# OBJECTIVE
Copy out the material below in full, but not its images.
━━━━
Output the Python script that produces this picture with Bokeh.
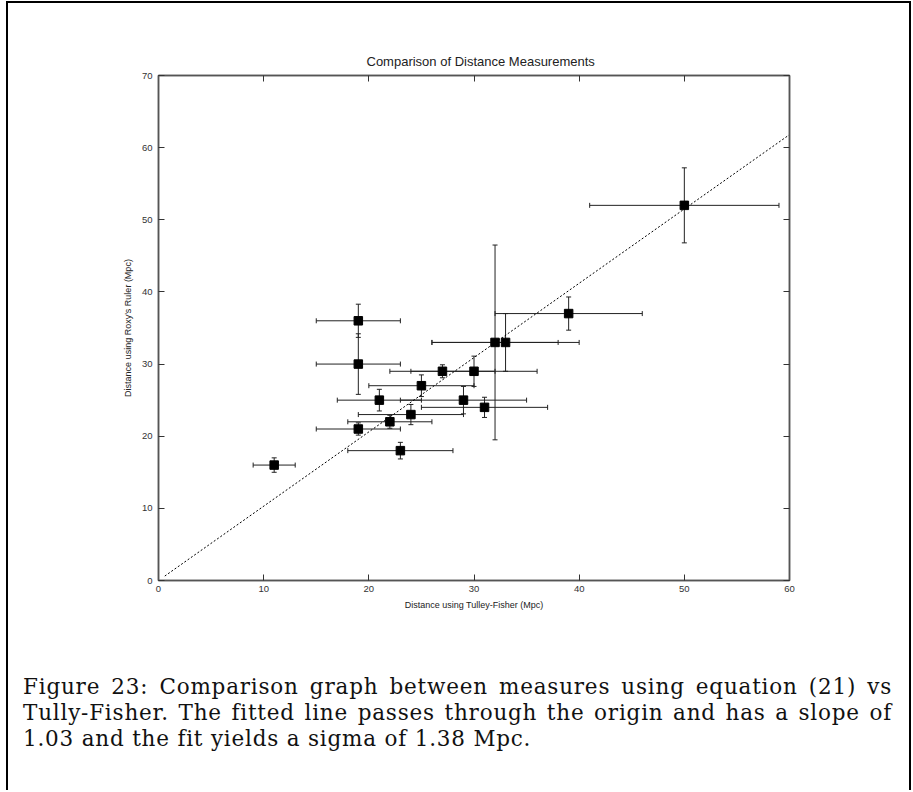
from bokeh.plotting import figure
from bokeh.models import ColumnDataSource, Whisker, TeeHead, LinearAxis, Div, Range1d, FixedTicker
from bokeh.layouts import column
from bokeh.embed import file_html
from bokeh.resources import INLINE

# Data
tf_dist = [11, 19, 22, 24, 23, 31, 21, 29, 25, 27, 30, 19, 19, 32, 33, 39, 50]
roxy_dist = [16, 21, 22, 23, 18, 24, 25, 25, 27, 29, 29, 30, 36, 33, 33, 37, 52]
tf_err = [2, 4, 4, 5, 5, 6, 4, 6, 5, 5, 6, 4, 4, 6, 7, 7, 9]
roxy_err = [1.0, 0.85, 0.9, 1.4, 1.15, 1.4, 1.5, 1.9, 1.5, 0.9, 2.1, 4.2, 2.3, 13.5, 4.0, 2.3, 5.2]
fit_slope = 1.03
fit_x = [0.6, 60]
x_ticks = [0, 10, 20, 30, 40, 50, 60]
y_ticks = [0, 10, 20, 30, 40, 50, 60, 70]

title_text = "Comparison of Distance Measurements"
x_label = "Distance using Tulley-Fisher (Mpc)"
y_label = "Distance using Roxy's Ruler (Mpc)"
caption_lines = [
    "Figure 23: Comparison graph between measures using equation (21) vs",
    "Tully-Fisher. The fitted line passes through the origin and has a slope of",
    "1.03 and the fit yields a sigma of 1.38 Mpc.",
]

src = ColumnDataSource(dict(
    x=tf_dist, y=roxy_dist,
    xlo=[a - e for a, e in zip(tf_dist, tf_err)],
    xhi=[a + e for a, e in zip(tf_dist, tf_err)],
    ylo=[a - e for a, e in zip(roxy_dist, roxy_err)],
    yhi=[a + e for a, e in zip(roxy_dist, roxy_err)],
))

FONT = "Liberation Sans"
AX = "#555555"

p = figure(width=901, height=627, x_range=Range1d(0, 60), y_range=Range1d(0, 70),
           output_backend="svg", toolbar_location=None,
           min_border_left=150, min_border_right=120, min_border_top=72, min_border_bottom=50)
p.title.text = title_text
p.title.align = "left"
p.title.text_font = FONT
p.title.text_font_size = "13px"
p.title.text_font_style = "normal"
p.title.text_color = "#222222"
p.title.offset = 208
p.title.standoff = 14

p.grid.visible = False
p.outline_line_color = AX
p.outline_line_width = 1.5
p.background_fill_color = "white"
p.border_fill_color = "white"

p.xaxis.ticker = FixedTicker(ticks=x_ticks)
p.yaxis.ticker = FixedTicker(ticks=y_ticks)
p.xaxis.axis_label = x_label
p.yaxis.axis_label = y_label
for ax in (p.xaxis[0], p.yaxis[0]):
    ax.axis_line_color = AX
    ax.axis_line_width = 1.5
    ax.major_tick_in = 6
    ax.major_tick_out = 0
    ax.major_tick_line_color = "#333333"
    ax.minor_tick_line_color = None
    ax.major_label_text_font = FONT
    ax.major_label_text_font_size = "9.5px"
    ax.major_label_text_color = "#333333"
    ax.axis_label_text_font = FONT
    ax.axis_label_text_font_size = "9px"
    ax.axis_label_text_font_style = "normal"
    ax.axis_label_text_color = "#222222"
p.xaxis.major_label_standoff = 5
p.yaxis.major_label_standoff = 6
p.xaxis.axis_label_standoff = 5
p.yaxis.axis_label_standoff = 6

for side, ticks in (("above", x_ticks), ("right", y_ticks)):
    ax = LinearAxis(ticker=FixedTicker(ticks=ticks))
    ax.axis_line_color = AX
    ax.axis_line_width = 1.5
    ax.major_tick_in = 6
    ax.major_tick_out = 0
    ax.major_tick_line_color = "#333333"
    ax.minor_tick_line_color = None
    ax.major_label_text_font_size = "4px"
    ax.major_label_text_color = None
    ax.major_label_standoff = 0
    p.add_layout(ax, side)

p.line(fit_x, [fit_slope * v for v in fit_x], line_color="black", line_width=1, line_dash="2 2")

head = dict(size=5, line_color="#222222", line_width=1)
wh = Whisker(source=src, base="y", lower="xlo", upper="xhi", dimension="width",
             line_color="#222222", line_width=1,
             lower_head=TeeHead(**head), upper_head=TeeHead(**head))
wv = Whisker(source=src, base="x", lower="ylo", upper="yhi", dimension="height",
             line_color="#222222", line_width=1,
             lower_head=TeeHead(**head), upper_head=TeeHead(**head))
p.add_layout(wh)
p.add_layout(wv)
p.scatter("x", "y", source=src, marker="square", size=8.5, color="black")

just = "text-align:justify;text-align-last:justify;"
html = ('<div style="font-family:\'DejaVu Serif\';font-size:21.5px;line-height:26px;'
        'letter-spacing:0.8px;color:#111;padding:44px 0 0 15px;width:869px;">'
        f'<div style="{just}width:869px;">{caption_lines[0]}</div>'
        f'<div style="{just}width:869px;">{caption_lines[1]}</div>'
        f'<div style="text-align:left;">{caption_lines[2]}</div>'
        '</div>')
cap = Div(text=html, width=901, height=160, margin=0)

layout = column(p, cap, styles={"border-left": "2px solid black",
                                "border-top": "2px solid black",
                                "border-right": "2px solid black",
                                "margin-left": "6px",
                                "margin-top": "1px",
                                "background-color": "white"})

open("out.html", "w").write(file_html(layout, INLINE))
━━━━
# FINAL ANSWER
Output the Python script that produces this picture with Bokeh.
from bokeh.plotting import figure
from bokeh.models import ColumnDataSource, Whisker, TeeHead, LinearAxis, Div, Range1d, FixedTicker
from bokeh.layouts import column
from bokeh.embed import file_html
from bokeh.resources import INLINE

# Data
tf_dist = [11, 19, 22, 24, 23, 31, 21, 29, 25, 27, 30, 19, 19, 32, 33, 39, 50]
roxy_dist = [16, 21, 22, 23, 18, 24, 25, 25, 27, 29, 29, 30, 36, 33, 33, 37, 52]
tf_err = [2, 4, 4, 5, 5, 6, 4, 6, 5, 5, 6, 4, 4, 6, 7, 7, 9]
roxy_err = [1.0, 0.85, 0.9, 1.4, 1.15, 1.4, 1.5, 1.9, 1.5, 0.9, 2.1, 4.2, 2.3, 13.5, 4.0, 2.3, 5.2]
fit_slope = 1.03
fit_x = [0.6, 60]
x_ticks = [0, 10, 20, 30, 40, 50, 60]
y_ticks = [0, 10, 20, 30, 40, 50, 60, 70]

title_text = "Comparison of Distance Measurements"
x_label = "Distance using Tulley-Fisher (Mpc)"
y_label = "Distance using Roxy's Ruler (Mpc)"
caption_lines = [
    "Figure 23: Comparison graph between measures using equation (21) vs",
    "Tully-Fisher. The fitted line passes through the origin and has a slope of",
    "1.03 and the fit yields a sigma of 1.38 Mpc.",
]

src = ColumnDataSource(dict(
    x=tf_dist, y=roxy_dist,
    xlo=[a - e for a, e in zip(tf_dist, tf_err)],
    xhi=[a + e for a, e in zip(tf_dist, tf_err)],
    ylo=[a - e for a, e in zip(roxy_dist, roxy_err)],
    yhi=[a + e for a, e in zip(roxy_dist, roxy_err)],
))

FONT = "Liberation Sans"
AX = "#555555"

p = figure(width=901, height=627, x_range=Range1d(0, 60), y_range=Range1d(0, 70),
           output_backend="svg", toolbar_location=None,
           min_border_left=150, min_border_right=120, min_border_top=72, min_border_bottom=50)
p.title.text = title_text
p.title.align = "left"
p.title.text_font = FONT
p.title.text_font_size = "13px"
p.title.text_font_style = "normal"
p.title.text_color = "#222222"
p.title.offset = 208
p.title.standoff = 14

p.grid.visible = False
p.outline_line_color = AX
p.outline_line_width = 1.5
p.background_fill_color = "white"
p.border_fill_color = "white"

p.xaxis.ticker = FixedTicker(ticks=x_ticks)
p.yaxis.ticker = FixedTicker(ticks=y_ticks)
p.xaxis.axis_label = x_label
p.yaxis.axis_label = y_label
for ax in (p.xaxis[0], p.yaxis[0]):
    ax.axis_line_color = AX
    ax.axis_line_width = 1.5
    ax.major_tick_in = 6
    ax.major_tick_out = 0
    ax.major_tick_line_color = "#333333"
    ax.minor_tick_line_color = None
    ax.major_label_text_font = FONT
    ax.major_label_text_font_size = "9.5px"
    ax.major_label_text_color = "#333333"
    ax.axis_label_text_font = FONT
    ax.axis_label_text_font_size = "9px"
    ax.axis_label_text_font_style = "normal"
    ax.axis_label_text_color = "#222222"
p.xaxis.major_label_standoff = 5
p.yaxis.major_label_standoff = 6
p.xaxis.axis_label_standoff = 5
p.yaxis.axis_label_standoff = 6

for side, ticks in (("above", x_ticks), ("right", y_ticks)):
    ax = LinearAxis(ticker=FixedTicker(ticks=ticks))
    ax.axis_line_color = AX
    ax.axis_line_width = 1.5
    ax.major_tick_in = 6
    ax.major_tick_out = 0
    ax.major_tick_line_color = "#333333"
    ax.minor_tick_line_color = None
    ax.major_label_text_font_size = "4px"
    ax.major_label_text_color = None
    ax.major_label_standoff = 0
    p.add_layout(ax, side)

p.line(fit_x, [fit_slope * v for v in fit_x], line_color="black", line_width=1, line_dash="2 2")

head = dict(size=5, line_color="#222222", line_width=1)
wh = Whisker(source=src, base="y", lower="xlo", upper="xhi", dimension="width",
             line_color="#222222", line_width=1,
             lower_head=TeeHead(**head), upper_head=TeeHead(**head))
wv = Whisker(source=src, base="x", lower="ylo", upper="yhi", dimension="height",
             line_color="#222222", line_width=1,
             lower_head=TeeHead(**head), upper_head=TeeHead(**head))
p.add_layout(wh)
p.add_layout(wv)
p.scatter("x", "y", source=src, marker="square", size=8.5, color="black")

just = "text-align:justify;text-align-last:justify;"
html = ('<div style="font-family:\'DejaVu Serif\';font-size:21.5px;line-height:26px;'
        'letter-spacing:0.8px;color:#111;padding:44px 0 0 15px;width:869px;">'
        f'<div style="{just}width:869px;">{caption_lines[0]}</div>'
        f'<div style="{just}width:869px;">{caption_lines[1]}</div>'
        f'<div style="text-align:left;">{caption_lines[2]}</div>'
        '</div>')
cap = Div(text=html, width=901, height=160, margin=0)

layout = column(p, cap, styles={"border-left": "2px solid black",
                                "border-top": "2px solid black",
                                "border-right": "2px solid black",
                                "margin-left": "6px",
                                "margin-top": "1px",
                                "background-color": "white"})

open("out.html", "w").write(file_html(layout, INLINE))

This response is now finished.